Being pre-approved will:

  1. Inform you of your maximum affordable home value, and save you from previewing properties outside your price range.
  2. Put you in a stronger negotiating position with the seller because the seller will know your loan is pre-approved
  3. Help you close quickly since your loan is pre-approved.

Shop Loan Programs & Rates

What loan program is best for your situation?

  1. Think about how long you plan to keep the loan. If you plan to sell your home in a few years, you may want to consider an adjustable-rate or balloon loan. If you plan to keep your home for a longer time, you may want to consider a fixed-rate loan.
  2. Understand the relationship between rates and points. Points are considered prepaid interest and may be tax-deductible. Each point is equal to 1 percent of the loan. For example 1 point on a $150,000 loan is $1,500. The more points you pay, the lower your rate.
  3. Compare different loan programs. With so many programs to choose from, it’s hard to figure out which program is best for you. Consult an experienced loan originator who can help you find a loan program that best fits your short- and long-term plans.

Obtain Loan Approval

Once your loan application has been received, the loan approval process starts immediately. This involves verifying your:

• Credit history

• Employment history

• Assets including your bank accounts, stocks, mutual fund, and retirement accounts

• Property value

Based on your specific situation, additional documents or verifications may be required.

To improve your chances of getting a loan approval:

• Provide complete information to your loan officer.

• Respond promptly to any requests for additional documents.
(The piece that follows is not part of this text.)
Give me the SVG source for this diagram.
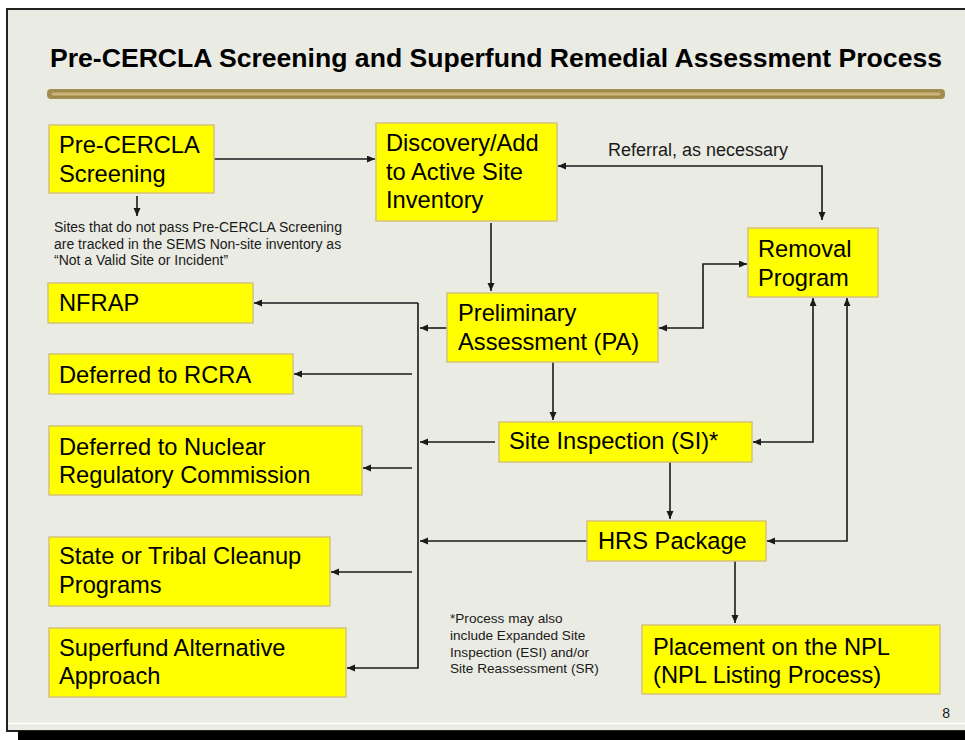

This is especially critical if your rate is locked or if you plan to close by a certain date.

• Anything that causes your debts to increase might have an adverse effect on your current application.

• Do not move money into your bank accounts unless it can be traced. If you are receiving money from friends, family, or other relatives, please contact us.

• Do not go out of town around the closing date. If you do plan to be out of town when your loan is expected to close, you may sign a power of attorney, to authorize another individual to sign on your behalf.

• Notify your loan officer before applying for any other credit, including credit cards, personal loans, or even with another mortgage company. Some loan programs have strict guidelines regarding your credit score. Credit inquiries may lower your credit score and may have an adverse effect on your loan approval.

Close The Loan

After your loan is approved, you will be required to sign the final loan documents. This will normally take place in the presence of a notary public. Be prepared to:

• Bring a cashier’s check for your down payment and closing costs if required. Personal checks are normally NOT accepted.

•Review the final loan documents. Make sure that the interest rate and loan terms are what you were promised. Also, verify the accuracy of the name and address on the loan documents.

• Sign the loan documents. The notary will require that you have your picture ID with you. Some lenders also require seeing your Social Security card.

Your loan will normally close shortly after you have signed the loan documents. On refinance and home equity loan transactions, federal law requires that you have three days to review the documents before your loan transaction can close. Purchase transactions do not have a three-day rescission period.